Feedback is treated as a professional skill in its own right, with “Feedback Fundamentals” and “Spot It, Fix It – The Art of Error Correction.” Here, teachers learn to distinguish between moments that call for immediate correction and those where delayed or reformulated feedback is more supportive of fluency and confidence. The inclusion of peer observation and feedback further encourages a reflective community of practice: teachers observe each other, share insights, and learn to give constructive, focused comments.

Teacher wellbeing and sustainable practice
Perhaps the most forward-thinking element of the course is its focus on teacher wellbeing. Sessions like “The Balanced Teacher – Empathy Meets Wellbeing” and “Meditation for Teacher Wellbeing” underline that effective methodology is unsustainable if teachers are constantly stressed, exhausted or close to burnout. The course invites participants to reflect on their own stress triggers, boundaries and self-care strategies, and to consider how their emotional state influences classroom climate and learner outcomes.

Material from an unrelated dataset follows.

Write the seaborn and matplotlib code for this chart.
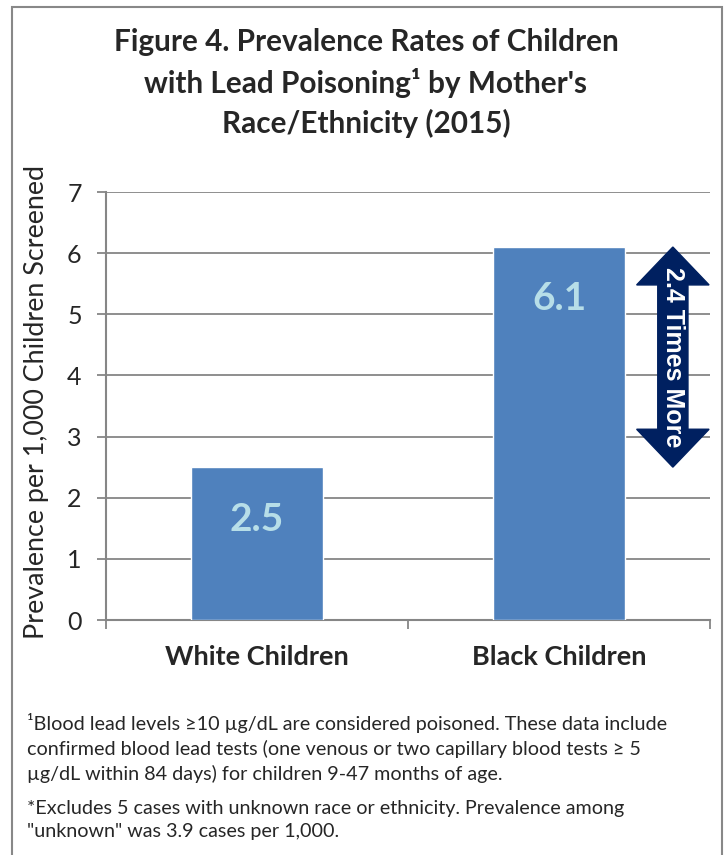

By framing wellbeing as part of professional competence rather than a private issue, the programme promotes a healthier culture of teaching: one where looking after oneself is seen as integral to looking after learners.
A course that treats teaching as a craft
Taken as a whole, “Methodology for the Contemporary English Classroom” presents teaching as a craft that can be analyzed, practiced and refined. It combines structured input, practical experimentation, peer collaboration and personal reflection. Teachers leave not only with new techniques, but with a clearer sense of why and when to use them, how to adapt them for different learners, and how to sustain themselves in the process.
For English language teachers facing rapidly changing classrooms, this kind of principled, human-centred methodology training offers exactly what is needed most: not a fixed recipe, but the skills and mindset to keep learning, adjusting and thriving in the contemporary English classroom.